The Association of Volleyball Professionals, which was revived last year, has hired IMG to oversee operations for a seven-stop tour this year.

The tour, which is owned by Donald Sun, plans to visit seven cities across the U.S. from late May to late September.

Sun, the son of a California billionaire, acquired rights to the AVP after it folded in 2010 and filed for bankruptcy protection. He revived it last year and took it to seven cities nationwide.

Wasserman Media Group oversaw operations for five tour events and IMG oversaw two in 2013, but Sun hired IMG to oversee all operations this year. James Leitz, IMG senior vice president and director of action sports, will lead the effort.

“They’ve done volleyball for close to 25 years now,” Sun said. “They also bring respect and enthusiasm to what they do, and I like that.”

The AVP is seeking a revival on the business front.
The AVP was founded in 1983, and its popularity surged after beach volleyball became a marquee Olympic sport in 2004. By 2008, it held more than 30 events and generated annual revenue of nearly $25 million. But the tour filed for bankruptcy protection in 2010.

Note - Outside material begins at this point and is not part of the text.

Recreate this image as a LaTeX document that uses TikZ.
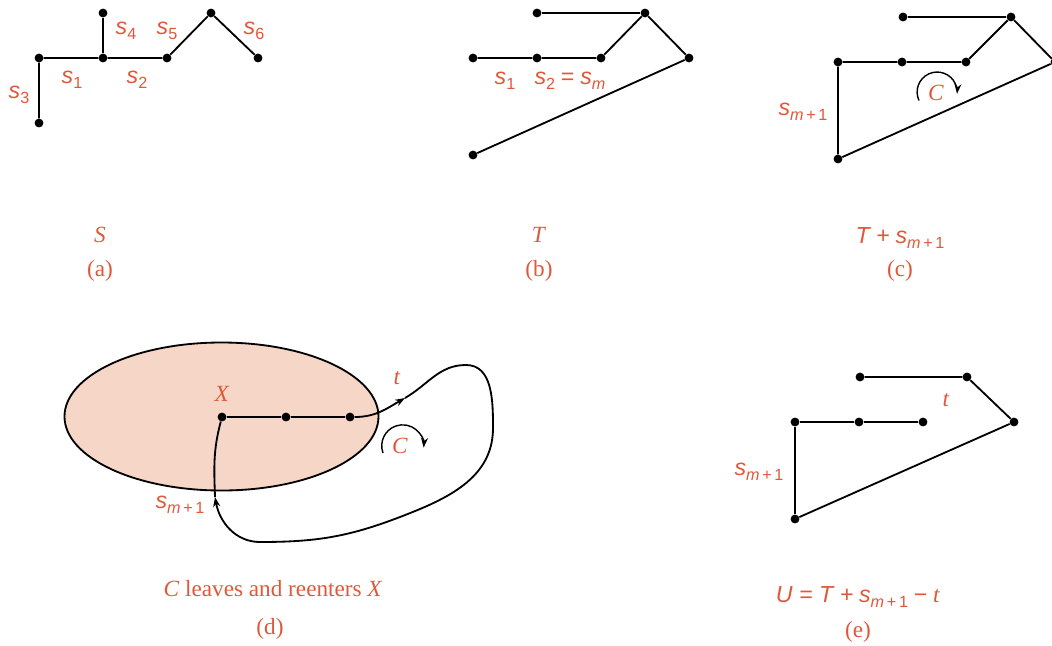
\documentclass[tikz,border=0pt]{standalone}
\usepackage{fontspec}
\setmainfont{Liberation Serif}
\setsansfont{Liberation Sans}
\usepackage{tikz}
\usetikzlibrary{arrows.meta,positioning,shapes}
\usepackage{xcolor}

\definecolor{lblred}{RGB}{224,88,58}
\definecolor{setfill}{RGB}{246,214,199}
% s with a lowered sans subscript
\newcommand{\sv}[1]{{\sffamily\itshape s}\raisebox{-0.5ex}{\fontsize{11.5}{13}\selectfont\sffamily #1}}
\newcommand{\smone}{\sv{\textit{m}\,+\,1}}

\begin{document}
\begin{tikzpicture}[
  x=0.025cm, y=0.025cm,
  dot/.style={circle, fill=black, inner sep=0pt, minimum size=6.3pt},
  edge/.style={line width=1.3pt, black},
  loopline/.style={line width=1.3pt, black},
  tip/.style={-{Stealth[length=7pt,width=5pt]}},
  lbl/.style={text=lblred, inner sep=0pt, font=\fontsize{16.5}{19}\selectfont},
  captext/.style={text=lblred, inner sep=0pt, font=\fontsize{16.5}{19}\selectfont}
]
\useasboundingbox (0,0) rectangle (1052,-645);

% (a) S
\node[dot] (a3) at (39,-123) {};
\node[dot] (a1) at (39,-58) {};
\node[dot] (a2) at (103,-58) {};
\node[dot] (a4) at (103,-13) {};
\node[dot] (a5) at (167,-58) {};
\node[dot] (a6) at (211,-13) {};
\node[dot] (a7) at (258,-58) {};
\draw[edge] (a3) -- (a1) -- (a2) -- (a5) -- (a6) -- (a7);
\draw[edge] (a2) -- (a4);
\node[lbl] (la1) at (72,-80) {\sv{1}};
\node[lbl] (la2) at (137,-80) {\sv{2}};
\node[lbl] (la3) at (19,-95) {\sv{3}};
\node[lbl] (la4) at (126,-31) {\sv{4}};
\node[lbl] (la5) at (167,-31) {\sv{5}};
\node[lbl] (la6) at (254,-31) {\sv{6}};
\node[captext] (capS) at (100,-235) {\textit{S}};
\node[captext] (capa) at (100,-271) {(a)};

% (b) T
\node[dot] (b1) at (473,-58) {};
\node[dot] (b2) at (537,-58) {};
\node[dot] (b3) at (601,-58) {};
\node[dot] (b4) at (645,-13) {};
\node[dot] (b5) at (537,-13) {};
\node[dot] (b6) at (689,-58) {};
\node[dot] (b7) at (473,-155) {};
\draw[edge] (b1) -- (b2) -- (b3) -- (b4) -- (b6) -- (b7);
\draw[edge] (b5) -- (b4);
\node[lbl] (lb1) at (505,-81) {\sv{1}};
\node[lbl] (lb2) at (570,-81) {\sv{2} {\sffamily =} \sv{\textit{m}}};
\node[captext] (capT) at (539,-235) {\textit{T}};
\node[captext] (capb) at (539,-271) {(b)};

% (c) T + s_{m+1}
\node[dot] (c1) at (838,-62) {};
\node[dot] (c2) at (902,-62) {};
\node[dot] (c3) at (966,-62) {};
\node[dot] (c4) at (1011,-17) {};
\node[dot] (c5) at (903,-17) {};
\node[dot] (c6) at (1055,-62) {};
\node[dot] (c7) at (838,-159) {};
\draw[edge] (c7) -- (c1) -- (c2) -- (c3) -- (c4) -- (c6) -- (c7);
\draw[edge] (c5) -- (c4);
\node[lbl] (lc1) at (803,-112) {\smone};
\coordinate (arcc) at (919,-100.5);
\draw[line width=1pt, tip] (arcc) arc[start angle=205, end angle=-5, radius=20];
\node[lbl] (lcC) at (936,-93) {\textit{C}};
\node[captext] (capTs) at (900,-238) {{\sffamily\itshape T +} \smone};
\node[captext] (capc) at (900,-271) {(c)};

% (d) C leaves and reenters X
\draw[line width=1.3pt, fill=setfill] (221.5,-416.5) ellipse[x radius=157, y radius=74];
\node[dot] (d1) at (222,-417) {};
\node[dot] (d2) at (286,-417) {};
\node[dot] (d3) at (350,-417) {};
\draw[edge] (d1) -- (d2) -- (d3);
\coordinate (ta) at (405,-398);
\coordinate (ltop) at (466,-365);
\coordinate (lright) at (493,-428);
\coordinate (lmid) at (400,-517);
\coordinate (lbot) at (260,-542);
\coordinate (sa) at (215,-497);
\draw[loopline, tip] (d3) to[out=0, in=210] (ta);
\draw[loopline, tip] (ta) to[out=30, in=180] (ltop) to[out=0, in=90] (lright)
  to[out=270, in=21] (lmid) to[out=201, in=0] (lbot) to[out=180, in=280] (sa);
\draw[loopline] (sa) to[out=92, in=255] (d1);
\coordinate (arcd) at (383,-453);
\draw[line width=1pt, tip] (arcd) arc[start angle=200, end angle=-5, radius=21];
\node[lbl] (ldX) at (222,-394) {\textit{X}};
\node[lbl] (ldt) at (397,-378) {\textit{t}};
\node[lbl] (ldC) at (400,-446) {\textit{C}};
\node[lbl] (lds) at (180,-505) {\smone};
\node[captext] (capX) at (273,-589) {\textit{C} leaves and reenters \textit{X}};
\node[captext] (capd) at (270,-629) {(d)};

% (e) U = T + s_{m+1} - t
\node[dot] (e1) at (795,-422) {};
\node[dot] (e2) at (859,-422) {};
\node[dot] (e3) at (923,-422) {};
\node[dot] (e4) at (860,-377) {};
\node[dot] (e5) at (967,-377) {};
\node[dot] (e6) at (1014,-422) {};
\node[dot] (e7) at (795,-519) {};
\draw[edge] (e7) -- (e1) -- (e2) -- (e3);
\draw[edge] (e4) -- (e5) -- (e6) -- (e7);
\node[lbl] (let) at (946,-400) {\textit{t}};
\node[lbl] (les) at (759,-472) {\smone};
\node[captext] (capU) at (858,-597) {{\sffamily\itshape U = T +} \smone{} {\sffamily\symbol{"2212}} \textit{t}};
\node[captext] (cape) at (858,-632) {(e)};

\end{tikzpicture}
\end{document}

Sun bought it out of bankruptcy with hopes of reviving the AVP over the next five to seven years. The goal this year is to add several more sponsors, increase attendance and work toward a new TV agreement. It is in the second year of a two-year time buy with CBS Sports Network.

The tour had limited sponsorship success last year. It signed Wilson to a multiyear deal and Mercedes-Benz’s Smart USA brand to a one-year agreement.

It has signed a new deal for this year with Gallo Wines, which will promote its Refresh brand, and it is in extension talks with Smart USA.

Sun said conversations with potential corporate sponsors have improved after the new AVP completed its first season. Many executives remembered the tour failing in 2010 and wanted to see it succeed before committing, but Sun said that mentality has begun to change.

“From a partnership side, sponsors, television, related partners, if we can overachieve for them and continue bringing back the enthusiasm for this brand, this year will be a success,” Sun said. “Rome wasn’t built in a day. This is going to take time.”

The AVP faces some competition to be the premier beach volleyball organization in the United States. Former AVP Commissioner Leonard Armato is overseeing the Asics World Series of Beach Volleyball, a FIVB-sanctioned competition in Long Beach, Calif. The event, which will take place for the second time this July, had 11 hours of programming on NBC and NBC Sports Network during its first year.

Sun said that the Asics World Series event should help the AVP and that the AVP should help the Asics World Series.
“As long as we’re all here to promote the sport, it’s OK,” he said. “It’s important to have a domestic tour [like the AVP]. This is the training ground for Olympic medalists.”